A Different Kind of Spiritual Warfare
Volbeat lead singer Michael Poulsen begins this song with a description of demonic entities' expulsion from heaven: "Falling from the sky, they're cast out from the heaven's light." That dramatic opening line isn't too far removed from similar descriptions of Satan and his minions being booted from heaven in Luke 10:18 and Revelation 12:9.
But that's where any clear correlation to an orthodox scriptural narrative comes to a halt. From here on, Volbeat's story becomes one of the devil losing a battle … but then apparently winning against the faithful in the end.
At first, it seems like we've got good news—at least, it's good if you think demons are bad. "The devil's spawn no longer breathes," we hear in the first full verse. "Descending angels and fallen kings/Raise your hands, what do you hold?/The devil's bleeding crown."

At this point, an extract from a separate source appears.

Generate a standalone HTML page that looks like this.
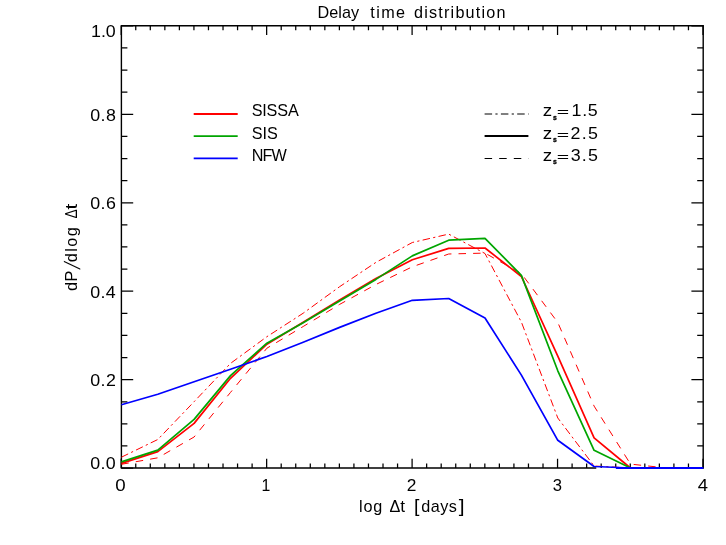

OK. Honestly, that's not much to go on here, other than to note that the offspring of the devil at least momentarily seem vanquished.
But, wait. Not so fast.
The second verse sounds as if it could have come right out of a horror movie. A group of people huddle fearfully near a church, and they hear something scratching beneath them. "They gathered all the children outside the church/ … Close the door and hear all the angels scream/'Oh mercy, mercy, mercy, oh mercy, please!'" Then we get this chilling narration: "Down, down, down/Down below you can hear his hoof digging through the ground/Oh lord, oh lord/The horned one is back, and he wants his crown."
I think it's safe to say things aren't going to go well for those at the church.
Of Goddesses, Demons and Unhealthy Curiosity
Sandwiched between those verses is a bridge that mentions two other occult beings. "Call upon its father, bless the goat, the womanizer," we hear. "Take him to Astaroth, Inanna's temple of Uruk."
Now, unless you're a demonology and Sumerian history buff, my guess is that the names Astaroth and Inanna aren't going to have a lot of resonance for you.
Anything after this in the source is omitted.